Contesting in one paragraph
CW contests are the same shape as a normal QSO compressed to its bones. The exchange is fixed (usually just 5NN + a serial number or state/province), the QSO lasts 8–15 seconds, and operators stay on a single frequency calling CQ or run-and-pounce tuning across the band. New operators do well to listen to a contest weekend first, then jump in for the second half with a goal of ten QSOs. ARRL Sweepstakes (November), CQ WW CW (late November), and the ARRL DX CW contest (February) are the three big international ones.
Find a club
- SKCC (Straight Key Century Club) — straight key + bug + sideswiper community. Free, ~30 000 members. Friendly to slow-speed operators.

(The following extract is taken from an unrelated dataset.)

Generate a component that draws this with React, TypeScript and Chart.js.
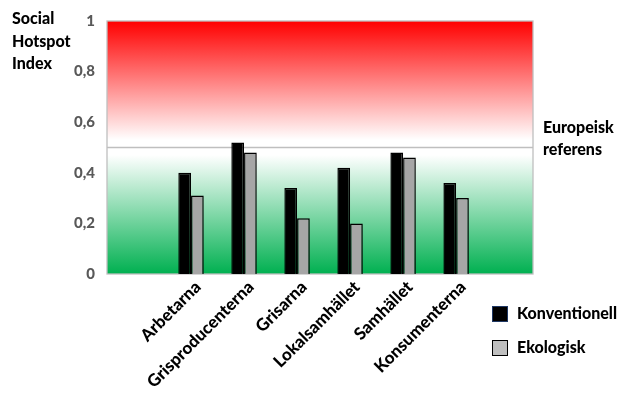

- FISTS CW Club — original CW-friendliness society. Modest annual dues; runs a strong mentor program.
- CWops — slightly higher speed bar; runs the free CW Academy beginner classes.
- ARRL Club Locator — find a physical amateur radio club in your area. Many sponsor CW nets, Field Day operations, and informal mentorship.
- RAC, RSGB, DARC, JARL — your national amateur radio society. Most run a CW interest group or sponsor a CW net.
After your first QSO
- Log it. Paper, ADIF, LoTW — any format. You'll want this data.
- Send a QSL card (electronic or paper). Many operators set "first CW QSO" as a treasured exchange.
- Aim for ten contacts at the same speed before pushing speed up. Comfort matters more than WPM in the first month on the air.
- Add 1 WPM every two weeks. The timing calculator shows what your character + effective speed actually translate to in milliseconds.